GOAL OF THE EXERCISE: Repeat every line of the listing below exactly, minus the pictures.

INFORMATION SUPPLIED:

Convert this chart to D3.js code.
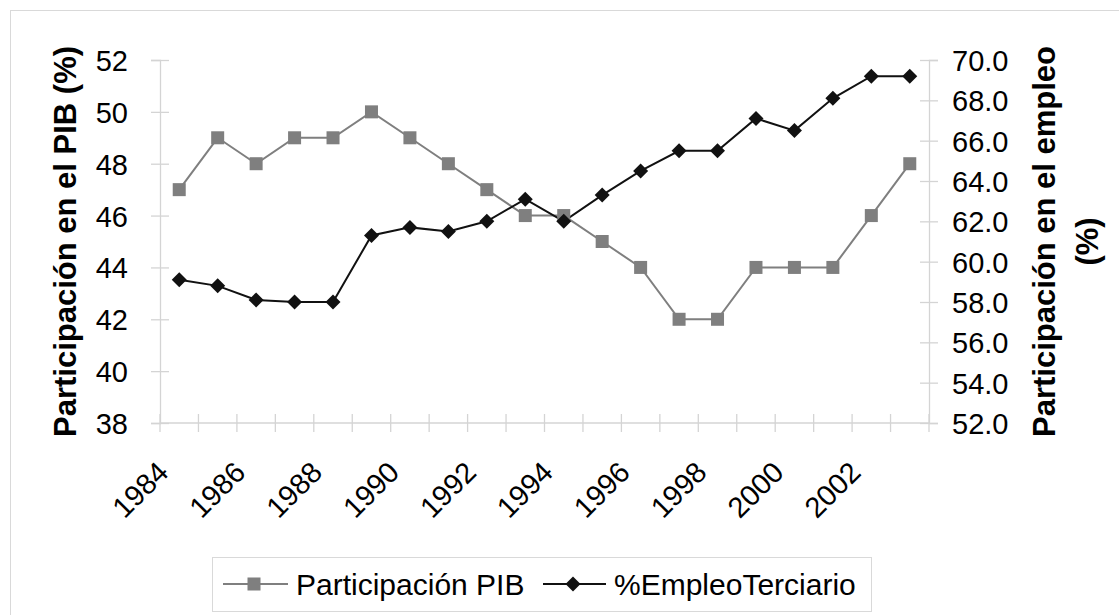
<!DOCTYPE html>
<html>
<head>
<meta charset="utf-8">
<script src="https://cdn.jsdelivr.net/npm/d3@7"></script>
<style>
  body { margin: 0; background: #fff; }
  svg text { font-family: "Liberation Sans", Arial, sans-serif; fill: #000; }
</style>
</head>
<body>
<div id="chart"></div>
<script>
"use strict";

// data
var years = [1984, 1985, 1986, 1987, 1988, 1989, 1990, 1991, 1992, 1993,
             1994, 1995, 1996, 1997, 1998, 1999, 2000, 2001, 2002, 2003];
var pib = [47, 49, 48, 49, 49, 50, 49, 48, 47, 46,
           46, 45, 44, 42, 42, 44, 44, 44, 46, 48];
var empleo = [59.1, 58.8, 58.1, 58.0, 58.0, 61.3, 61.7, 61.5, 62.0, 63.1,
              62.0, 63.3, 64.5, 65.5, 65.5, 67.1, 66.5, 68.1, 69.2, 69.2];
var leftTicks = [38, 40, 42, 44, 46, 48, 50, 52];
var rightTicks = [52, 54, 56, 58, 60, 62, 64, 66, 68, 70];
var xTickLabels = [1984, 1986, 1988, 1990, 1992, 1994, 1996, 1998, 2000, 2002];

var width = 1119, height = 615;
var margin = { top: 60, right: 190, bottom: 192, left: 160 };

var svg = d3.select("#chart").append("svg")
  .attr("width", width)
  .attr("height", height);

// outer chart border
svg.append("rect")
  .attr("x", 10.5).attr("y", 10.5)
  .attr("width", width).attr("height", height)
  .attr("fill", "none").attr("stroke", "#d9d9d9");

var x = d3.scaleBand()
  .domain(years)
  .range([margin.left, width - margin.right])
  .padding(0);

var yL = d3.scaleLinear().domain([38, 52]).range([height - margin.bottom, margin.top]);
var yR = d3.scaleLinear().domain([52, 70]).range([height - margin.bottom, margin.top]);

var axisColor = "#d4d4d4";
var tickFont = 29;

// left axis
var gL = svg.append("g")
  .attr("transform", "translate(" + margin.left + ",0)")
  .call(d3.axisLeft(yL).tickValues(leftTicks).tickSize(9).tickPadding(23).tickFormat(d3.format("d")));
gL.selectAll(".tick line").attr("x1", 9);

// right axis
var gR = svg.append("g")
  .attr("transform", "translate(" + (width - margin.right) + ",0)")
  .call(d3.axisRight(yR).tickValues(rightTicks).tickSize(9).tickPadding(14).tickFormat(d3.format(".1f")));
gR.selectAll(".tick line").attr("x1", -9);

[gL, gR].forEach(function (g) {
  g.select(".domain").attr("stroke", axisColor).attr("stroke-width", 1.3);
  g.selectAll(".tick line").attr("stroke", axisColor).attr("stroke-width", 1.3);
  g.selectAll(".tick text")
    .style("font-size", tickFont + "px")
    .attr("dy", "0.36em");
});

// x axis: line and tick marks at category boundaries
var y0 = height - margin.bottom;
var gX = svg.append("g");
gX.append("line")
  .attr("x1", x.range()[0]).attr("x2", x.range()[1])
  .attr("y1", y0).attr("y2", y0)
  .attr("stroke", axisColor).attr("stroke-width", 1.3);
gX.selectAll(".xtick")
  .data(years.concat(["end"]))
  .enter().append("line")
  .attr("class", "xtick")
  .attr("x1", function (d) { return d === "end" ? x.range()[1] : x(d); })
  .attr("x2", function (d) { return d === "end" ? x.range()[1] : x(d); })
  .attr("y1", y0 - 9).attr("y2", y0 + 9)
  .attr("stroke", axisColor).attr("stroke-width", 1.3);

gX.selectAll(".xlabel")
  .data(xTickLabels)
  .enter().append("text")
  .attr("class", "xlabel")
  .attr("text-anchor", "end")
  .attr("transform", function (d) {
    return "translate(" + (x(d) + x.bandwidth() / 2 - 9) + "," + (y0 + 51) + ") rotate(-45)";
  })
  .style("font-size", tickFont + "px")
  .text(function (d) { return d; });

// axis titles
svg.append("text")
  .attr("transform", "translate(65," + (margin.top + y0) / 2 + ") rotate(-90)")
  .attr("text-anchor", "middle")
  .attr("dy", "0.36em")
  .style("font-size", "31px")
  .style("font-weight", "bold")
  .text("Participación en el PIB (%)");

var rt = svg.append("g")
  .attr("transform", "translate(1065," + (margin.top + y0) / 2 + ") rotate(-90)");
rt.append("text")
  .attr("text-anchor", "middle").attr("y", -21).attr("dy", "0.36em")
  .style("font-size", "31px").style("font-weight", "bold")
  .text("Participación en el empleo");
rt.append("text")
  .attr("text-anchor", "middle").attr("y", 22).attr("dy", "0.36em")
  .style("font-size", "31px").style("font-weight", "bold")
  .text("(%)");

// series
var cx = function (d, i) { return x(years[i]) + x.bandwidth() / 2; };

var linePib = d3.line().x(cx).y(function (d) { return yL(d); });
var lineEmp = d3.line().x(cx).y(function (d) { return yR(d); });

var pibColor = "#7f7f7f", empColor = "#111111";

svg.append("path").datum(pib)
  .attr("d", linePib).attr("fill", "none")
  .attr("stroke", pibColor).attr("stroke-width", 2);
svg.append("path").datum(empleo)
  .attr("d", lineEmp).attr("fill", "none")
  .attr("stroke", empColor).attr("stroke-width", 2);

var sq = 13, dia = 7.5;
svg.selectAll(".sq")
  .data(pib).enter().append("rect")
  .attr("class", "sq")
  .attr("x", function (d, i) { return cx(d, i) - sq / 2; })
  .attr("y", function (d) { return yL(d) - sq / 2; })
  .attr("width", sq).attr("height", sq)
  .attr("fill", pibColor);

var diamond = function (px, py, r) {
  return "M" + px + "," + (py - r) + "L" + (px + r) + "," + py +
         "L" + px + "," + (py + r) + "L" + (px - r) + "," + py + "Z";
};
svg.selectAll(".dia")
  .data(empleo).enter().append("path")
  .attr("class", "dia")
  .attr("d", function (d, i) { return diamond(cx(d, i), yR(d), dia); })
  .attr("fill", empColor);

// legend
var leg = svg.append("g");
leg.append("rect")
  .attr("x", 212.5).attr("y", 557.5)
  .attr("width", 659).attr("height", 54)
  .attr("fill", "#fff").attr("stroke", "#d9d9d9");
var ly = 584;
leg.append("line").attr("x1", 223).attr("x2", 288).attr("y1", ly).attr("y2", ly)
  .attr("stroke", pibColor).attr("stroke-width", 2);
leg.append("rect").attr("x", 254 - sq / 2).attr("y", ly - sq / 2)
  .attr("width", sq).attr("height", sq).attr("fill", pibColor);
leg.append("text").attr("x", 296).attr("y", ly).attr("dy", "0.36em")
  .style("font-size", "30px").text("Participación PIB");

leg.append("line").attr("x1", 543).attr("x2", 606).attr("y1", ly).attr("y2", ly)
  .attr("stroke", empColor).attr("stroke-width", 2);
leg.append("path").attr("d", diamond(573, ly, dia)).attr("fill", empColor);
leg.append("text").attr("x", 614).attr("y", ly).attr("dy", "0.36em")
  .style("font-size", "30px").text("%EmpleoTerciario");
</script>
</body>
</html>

IN RESPONSE:
Convert this chart to D3.js code.
<!DOCTYPE html>
<html>
<head>
<meta charset="utf-8">
<script src="https://cdn.jsdelivr.net/npm/d3@7"></script>
<style>
  body { margin: 0; background: #fff; }
  svg text { font-family: "Liberation Sans", Arial, sans-serif; fill: #000; }
</style>
</head>
<body>
<div id="chart"></div>
<script>
"use strict";

// data
var years = [1984, 1985, 1986, 1987, 1988, 1989, 1990, 1991, 1992, 1993,
             1994, 1995, 1996, 1997, 1998, 1999, 2000, 2001, 2002, 2003];
var pib = [47, 49, 48, 49, 49, 50, 49, 48, 47, 46,
           46, 45, 44, 42, 42, 44, 44, 44, 46, 48];
var empleo = [59.1, 58.8, 58.1, 58.0, 58.0, 61.3, 61.7, 61.5, 62.0, 63.1,
              62.0, 63.3, 64.5, 65.5, 65.5, 67.1, 66.5, 68.1, 69.2, 69.2];
var leftTicks = [38, 40, 42, 44, 46, 48, 50, 52];
var rightTicks = [52, 54, 56, 58, 60, 62, 64, 66, 68, 70];
var xTickLabels = [1984, 1986, 1988, 1990, 1992, 1994, 1996, 1998, 2000, 2002];

var width = 1119, height = 615;
var margin = { top: 60, right: 190, bottom: 192, left: 160 };

var svg = d3.select("#chart").append("svg")
  .attr("width", width)
  .attr("height", height);

// outer chart border
svg.append("rect")
  .attr("x", 10.5).attr("y", 10.5)
  .attr("width", width).attr("height", height)
  .attr("fill", "none").attr("stroke", "#d9d9d9");

var x = d3.scaleBand()
  .domain(years)
  .range([margin.left, width - margin.right])
  .padding(0);

var yL = d3.scaleLinear().domain([38, 52]).range([height - margin.bottom, margin.top]);
var yR = d3.scaleLinear().domain([52, 70]).range([height - margin.bottom, margin.top]);

var axisColor = "#d4d4d4";
var tickFont = 29;

// left axis
var gL = svg.append("g")
  .attr("transform", "translate(" + margin.left + ",0)")
  .call(d3.axisLeft(yL).tickValues(leftTicks).tickSize(9).tickPadding(23).tickFormat(d3.format("d")));
gL.selectAll(".tick line").attr("x1", 9);

// right axis
var gR = svg.append("g")
  .attr("transform", "translate(" + (width - margin.right) + ",0)")
  .call(d3.axisRight(yR).tickValues(rightTicks).tickSize(9).tickPadding(14).tickFormat(d3.format(".1f")));
gR.selectAll(".tick line").attr("x1", -9);

[gL, gR].forEach(function (g) {
  g.select(".domain").attr("stroke", axisColor).attr("stroke-width", 1.3);
  g.selectAll(".tick line").attr("stroke", axisColor).attr("stroke-width", 1.3);
  g.selectAll(".tick text")
    .style("font-size", tickFont + "px")
    .attr("dy", "0.36em");
});

// x axis: line and tick marks at category boundaries
var y0 = height - margin.bottom;
var gX = svg.append("g");
gX.append("line")
  .attr("x1", x.range()[0]).attr("x2", x.range()[1])
  .attr("y1", y0).attr("y2", y0)
  .attr("stroke", axisColor).attr("stroke-width", 1.3);
gX.selectAll(".xtick")
  .data(years.concat(["end"]))
  .enter().append("line")
  .attr("class", "xtick")
  .attr("x1", function (d) { return d === "end" ? x.range()[1] : x(d); })
  .attr("x2", function (d) { return d === "end" ? x.range()[1] : x(d); })
  .attr("y1", y0 - 9).attr("y2", y0 + 9)
  .attr("stroke", axisColor).attr("stroke-width", 1.3);

gX.selectAll(".xlabel")
  .data(xTickLabels)
  .enter().append("text")
  .attr("class", "xlabel")
  .attr("text-anchor", "end")
  .attr("transform", function (d) {
    return "translate(" + (x(d) + x.bandwidth() / 2 - 9) + "," + (y0 + 51) + ") rotate(-45)";
  })
  .style("font-size", tickFont + "px")
  .text(function (d) { return d; });

// axis titles
svg.append("text")
  .attr("transform", "translate(65," + (margin.top + y0) / 2 + ") rotate(-90)")
  .attr("text-anchor", "middle")
  .attr("dy", "0.36em")
  .style("font-size", "31px")
  .style("font-weight", "bold")
  .text("Participación en el PIB (%)");

var rt = svg.append("g")
  .attr("transform", "translate(1065," + (margin.top + y0) / 2 + ") rotate(-90)");
rt.append("text")
  .attr("text-anchor", "middle").attr("y", -21).attr("dy", "0.36em")
  .style("font-size", "31px").style("font-weight", "bold")
  .text("Participación en el empleo");
rt.append("text")
  .attr("text-anchor", "middle").attr("y", 22).attr("dy", "0.36em")
  .style("font-size", "31px").style("font-weight", "bold")
  .text("(%)");

// series
var cx = function (d, i) { return x(years[i]) + x.bandwidth() / 2; };

var linePib = d3.line().x(cx).y(function (d) { return yL(d); });
var lineEmp = d3.line().x(cx).y(function (d) { return yR(d); });

var pibColor = "#7f7f7f", empColor = "#111111";

svg.append("path").datum(pib)
  .attr("d", linePib).attr("fill", "none")
  .attr("stroke", pibColor).attr("stroke-width", 2);
svg.append("path").datum(empleo)
  .attr("d", lineEmp).attr("fill", "none")
  .attr("stroke", empColor).attr("stroke-width", 2);

var sq = 13, dia = 7.5;
svg.selectAll(".sq")
  .data(pib).enter().append("rect")
  .attr("class", "sq")
  .attr("x", function (d, i) { return cx(d, i) - sq / 2; })
  .attr("y", function (d) { return yL(d) - sq / 2; })
  .attr("width", sq).attr("height", sq)
  .attr("fill", pibColor);

var diamond = function (px, py, r) {
  return "M" + px + "," + (py - r) + "L" + (px + r) + "," + py +
         "L" + px + "," + (py + r) + "L" + (px - r) + "," + py + "Z";
};
svg.selectAll(".dia")
  .data(empleo).enter().append("path")
  .attr("class", "dia")
  .attr("d", function (d, i) { return diamond(cx(d, i), yR(d), dia); })
  .attr("fill", empColor);

// legend
var leg = svg.append("g");
leg.append("rect")
  .attr("x", 212.5).attr("y", 557.5)
  .attr("width", 659).attr("height", 54)
  .attr("fill", "#fff").attr("stroke", "#d9d9d9");
var ly = 584;
leg.append("line").attr("x1", 223).attr("x2", 288).attr("y1", ly).attr("y2", ly)
  .attr("stroke", pibColor).attr("stroke-width", 2);
leg.append("rect").attr("x", 254 - sq / 2).attr("y", ly - sq / 2)
  .attr("width", sq).attr("height", sq).attr("fill", pibColor);
leg.append("text").attr("x", 296).attr("y", ly).attr("dy", "0.36em")
  .style("font-size", "30px").text("Participación PIB");

leg.append("line").attr("x1", 543).attr("x2", 606).attr("y1", ly).attr("y2", ly)
  .attr("stroke", empColor).attr("stroke-width", 2);
leg.append("path").attr("d", diamond(573, ly, dia)).attr("fill", empColor);
leg.append("text").attr("x", 614).attr("y", ly).attr("dy", "0.36em")
  .style("font-size", "30px").text("%EmpleoTerciario");
</script>
</body>
</html>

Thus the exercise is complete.